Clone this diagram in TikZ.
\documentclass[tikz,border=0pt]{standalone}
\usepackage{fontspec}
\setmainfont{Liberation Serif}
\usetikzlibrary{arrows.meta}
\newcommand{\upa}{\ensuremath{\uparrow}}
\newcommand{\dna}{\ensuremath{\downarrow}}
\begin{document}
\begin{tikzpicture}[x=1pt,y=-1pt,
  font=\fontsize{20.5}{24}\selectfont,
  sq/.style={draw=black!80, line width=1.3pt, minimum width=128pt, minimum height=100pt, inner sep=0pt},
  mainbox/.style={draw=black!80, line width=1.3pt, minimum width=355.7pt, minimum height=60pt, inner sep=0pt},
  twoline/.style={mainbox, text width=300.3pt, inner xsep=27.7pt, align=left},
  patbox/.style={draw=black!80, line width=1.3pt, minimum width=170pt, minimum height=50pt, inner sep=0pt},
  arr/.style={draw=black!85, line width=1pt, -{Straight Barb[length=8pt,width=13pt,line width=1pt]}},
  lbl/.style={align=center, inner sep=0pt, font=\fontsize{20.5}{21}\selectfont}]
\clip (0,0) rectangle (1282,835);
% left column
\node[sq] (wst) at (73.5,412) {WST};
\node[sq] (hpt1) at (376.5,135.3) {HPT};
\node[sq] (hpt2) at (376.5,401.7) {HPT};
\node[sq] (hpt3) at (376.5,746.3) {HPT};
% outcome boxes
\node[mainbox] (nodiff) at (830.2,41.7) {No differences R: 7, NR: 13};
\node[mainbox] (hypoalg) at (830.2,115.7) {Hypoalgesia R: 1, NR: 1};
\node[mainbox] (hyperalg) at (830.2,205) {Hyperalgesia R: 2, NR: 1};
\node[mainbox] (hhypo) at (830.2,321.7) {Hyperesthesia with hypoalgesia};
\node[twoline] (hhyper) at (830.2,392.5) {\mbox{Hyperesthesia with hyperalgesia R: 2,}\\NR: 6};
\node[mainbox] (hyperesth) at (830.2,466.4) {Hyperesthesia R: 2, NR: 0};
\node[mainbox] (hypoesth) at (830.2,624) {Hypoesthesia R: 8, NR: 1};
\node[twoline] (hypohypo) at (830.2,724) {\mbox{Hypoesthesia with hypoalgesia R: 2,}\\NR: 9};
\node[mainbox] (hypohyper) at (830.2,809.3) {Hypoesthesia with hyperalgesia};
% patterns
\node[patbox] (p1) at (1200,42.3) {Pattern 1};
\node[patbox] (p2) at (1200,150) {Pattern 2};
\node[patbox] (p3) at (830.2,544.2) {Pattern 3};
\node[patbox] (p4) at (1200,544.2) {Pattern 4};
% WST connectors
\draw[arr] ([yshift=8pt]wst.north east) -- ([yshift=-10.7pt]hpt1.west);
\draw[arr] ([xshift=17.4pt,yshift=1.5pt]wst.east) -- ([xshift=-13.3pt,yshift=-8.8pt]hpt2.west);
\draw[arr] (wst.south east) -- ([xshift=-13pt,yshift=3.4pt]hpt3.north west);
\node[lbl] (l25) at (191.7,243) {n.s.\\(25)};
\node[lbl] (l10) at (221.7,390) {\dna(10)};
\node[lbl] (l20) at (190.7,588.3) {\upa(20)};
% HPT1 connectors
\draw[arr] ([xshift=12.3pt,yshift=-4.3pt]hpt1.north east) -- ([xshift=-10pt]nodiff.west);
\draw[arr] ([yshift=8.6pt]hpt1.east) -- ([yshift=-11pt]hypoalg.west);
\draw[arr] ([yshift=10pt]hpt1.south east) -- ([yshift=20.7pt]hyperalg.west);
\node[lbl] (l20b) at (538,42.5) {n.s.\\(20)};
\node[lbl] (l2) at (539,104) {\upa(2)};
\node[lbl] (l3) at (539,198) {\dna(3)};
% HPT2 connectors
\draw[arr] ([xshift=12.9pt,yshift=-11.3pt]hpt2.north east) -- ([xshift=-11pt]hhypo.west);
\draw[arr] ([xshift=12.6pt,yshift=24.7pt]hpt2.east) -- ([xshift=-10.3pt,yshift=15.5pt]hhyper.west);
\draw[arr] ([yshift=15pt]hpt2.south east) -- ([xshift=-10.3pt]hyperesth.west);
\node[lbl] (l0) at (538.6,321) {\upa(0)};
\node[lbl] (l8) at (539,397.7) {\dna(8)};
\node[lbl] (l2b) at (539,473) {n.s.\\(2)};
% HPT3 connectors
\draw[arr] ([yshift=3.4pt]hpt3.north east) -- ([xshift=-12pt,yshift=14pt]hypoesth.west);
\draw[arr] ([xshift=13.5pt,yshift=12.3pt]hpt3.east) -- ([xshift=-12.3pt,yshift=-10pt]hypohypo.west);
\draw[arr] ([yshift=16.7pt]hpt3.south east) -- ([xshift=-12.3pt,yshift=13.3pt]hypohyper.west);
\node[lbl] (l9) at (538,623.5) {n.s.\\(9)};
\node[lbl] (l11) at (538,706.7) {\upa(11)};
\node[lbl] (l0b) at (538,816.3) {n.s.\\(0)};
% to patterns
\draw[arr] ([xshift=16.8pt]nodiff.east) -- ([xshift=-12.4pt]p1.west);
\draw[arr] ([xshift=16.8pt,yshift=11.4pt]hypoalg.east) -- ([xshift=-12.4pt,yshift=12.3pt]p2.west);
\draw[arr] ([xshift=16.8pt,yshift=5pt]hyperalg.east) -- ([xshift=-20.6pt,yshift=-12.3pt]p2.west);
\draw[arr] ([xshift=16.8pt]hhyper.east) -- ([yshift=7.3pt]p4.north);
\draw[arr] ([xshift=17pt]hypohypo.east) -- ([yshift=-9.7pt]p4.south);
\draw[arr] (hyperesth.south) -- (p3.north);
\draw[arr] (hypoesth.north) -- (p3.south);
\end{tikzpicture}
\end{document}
===
▶ **Requirement**: Type out the full listing again, exactly as given.

▶ **Solution to the problem**:
Clone this diagram in TikZ.
\documentclass[tikz,border=0pt]{standalone}
\usepackage{fontspec}
\setmainfont{Liberation Serif}
\usetikzlibrary{arrows.meta}
\newcommand{\upa}{\ensuremath{\uparrow}}
\newcommand{\dna}{\ensuremath{\downarrow}}
\begin{document}
\begin{tikzpicture}[x=1pt,y=-1pt,
  font=\fontsize{20.5}{24}\selectfont,
  sq/.style={draw=black!80, line width=1.3pt, minimum width=128pt, minimum height=100pt, inner sep=0pt},
  mainbox/.style={draw=black!80, line width=1.3pt, minimum width=355.7pt, minimum height=60pt, inner sep=0pt},
  twoline/.style={mainbox, text width=300.3pt, inner xsep=27.7pt, align=left},
  patbox/.style={draw=black!80, line width=1.3pt, minimum width=170pt, minimum height=50pt, inner sep=0pt},
  arr/.style={draw=black!85, line width=1pt, -{Straight Barb[length=8pt,width=13pt,line width=1pt]}},
  lbl/.style={align=center, inner sep=0pt, font=\fontsize{20.5}{21}\selectfont}]
\clip (0,0) rectangle (1282,835);
% left column
\node[sq] (wst) at (73.5,412) {WST};
\node[sq] (hpt1) at (376.5,135.3) {HPT};
\node[sq] (hpt2) at (376.5,401.7) {HPT};
\node[sq] (hpt3) at (376.5,746.3) {HPT};
% outcome boxes
\node[mainbox] (nodiff) at (830.2,41.7) {No differences R: 7, NR: 13};
\node[mainbox] (hypoalg) at (830.2,115.7) {Hypoalgesia R: 1, NR: 1};
\node[mainbox] (hyperalg) at (830.2,205) {Hyperalgesia R: 2, NR: 1};
\node[mainbox] (hhypo) at (830.2,321.7) {Hyperesthesia with hypoalgesia};
\node[twoline] (hhyper) at (830.2,392.5) {\mbox{Hyperesthesia with hyperalgesia R: 2,}\\NR: 6};
\node[mainbox] (hyperesth) at (830.2,466.4) {Hyperesthesia R: 2, NR: 0};
\node[mainbox] (hypoesth) at (830.2,624) {Hypoesthesia R: 8, NR: 1};
\node[twoline] (hypohypo) at (830.2,724) {\mbox{Hypoesthesia with hypoalgesia R: 2,}\\NR: 9};
\node[mainbox] (hypohyper) at (830.2,809.3) {Hypoesthesia with hyperalgesia};
% patterns
\node[patbox] (p1) at (1200,42.3) {Pattern 1};
\node[patbox] (p2) at (1200,150) {Pattern 2};
\node[patbox] (p3) at (830.2,544.2) {Pattern 3};
\node[patbox] (p4) at (1200,544.2) {Pattern 4};
% WST connectors
\draw[arr] ([yshift=8pt]wst.north east) -- ([yshift=-10.7pt]hpt1.west);
\draw[arr] ([xshift=17.4pt,yshift=1.5pt]wst.east) -- ([xshift=-13.3pt,yshift=-8.8pt]hpt2.west);
\draw[arr] (wst.south east) -- ([xshift=-13pt,yshift=3.4pt]hpt3.north west);
\node[lbl] (l25) at (191.7,243) {n.s.\\(25)};
\node[lbl] (l10) at (221.7,390) {\dna(10)};
\node[lbl] (l20) at (190.7,588.3) {\upa(20)};
% HPT1 connectors
\draw[arr] ([xshift=12.3pt,yshift=-4.3pt]hpt1.north east) -- ([xshift=-10pt]nodiff.west);
\draw[arr] ([yshift=8.6pt]hpt1.east) -- ([yshift=-11pt]hypoalg.west);
\draw[arr] ([yshift=10pt]hpt1.south east) -- ([yshift=20.7pt]hyperalg.west);
\node[lbl] (l20b) at (538,42.5) {n.s.\\(20)};
\node[lbl] (l2) at (539,104) {\upa(2)};
\node[lbl] (l3) at (539,198) {\dna(3)};
% HPT2 connectors
\draw[arr] ([xshift=12.9pt,yshift=-11.3pt]hpt2.north east) -- ([xshift=-11pt]hhypo.west);
\draw[arr] ([xshift=12.6pt,yshift=24.7pt]hpt2.east) -- ([xshift=-10.3pt,yshift=15.5pt]hhyper.west);
\draw[arr] ([yshift=15pt]hpt2.south east) -- ([xshift=-10.3pt]hyperesth.west);
\node[lbl] (l0) at (538.6,321) {\upa(0)};
\node[lbl] (l8) at (539,397.7) {\dna(8)};
\node[lbl] (l2b) at (539,473) {n.s.\\(2)};
% HPT3 connectors
\draw[arr] ([yshift=3.4pt]hpt3.north east) -- ([xshift=-12pt,yshift=14pt]hypoesth.west);
\draw[arr] ([xshift=13.5pt,yshift=12.3pt]hpt3.east) -- ([xshift=-12.3pt,yshift=-10pt]hypohypo.west);
\draw[arr] ([yshift=16.7pt]hpt3.south east) -- ([xshift=-12.3pt,yshift=13.3pt]hypohyper.west);
\node[lbl] (l9) at (538,623.5) {n.s.\\(9)};
\node[lbl] (l11) at (538,706.7) {\upa(11)};
\node[lbl] (l0b) at (538,816.3) {n.s.\\(0)};
% to patterns
\draw[arr] ([xshift=16.8pt]nodiff.east) -- ([xshift=-12.4pt]p1.west);
\draw[arr] ([xshift=16.8pt,yshift=11.4pt]hypoalg.east) -- ([xshift=-12.4pt,yshift=12.3pt]p2.west);
\draw[arr] ([xshift=16.8pt,yshift=5pt]hyperalg.east) -- ([xshift=-20.6pt,yshift=-12.3pt]p2.west);
\draw[arr] ([xshift=16.8pt]hhyper.east) -- ([yshift=7.3pt]p4.north);
\draw[arr] ([xshift=17pt]hypohypo.east) -- ([yshift=-9.7pt]p4.south);
\draw[arr] (hyperesth.south) -- (p3.north);
\draw[arr] (hypoesth.north) -- (p3.south);
\end{tikzpicture}
\end{document}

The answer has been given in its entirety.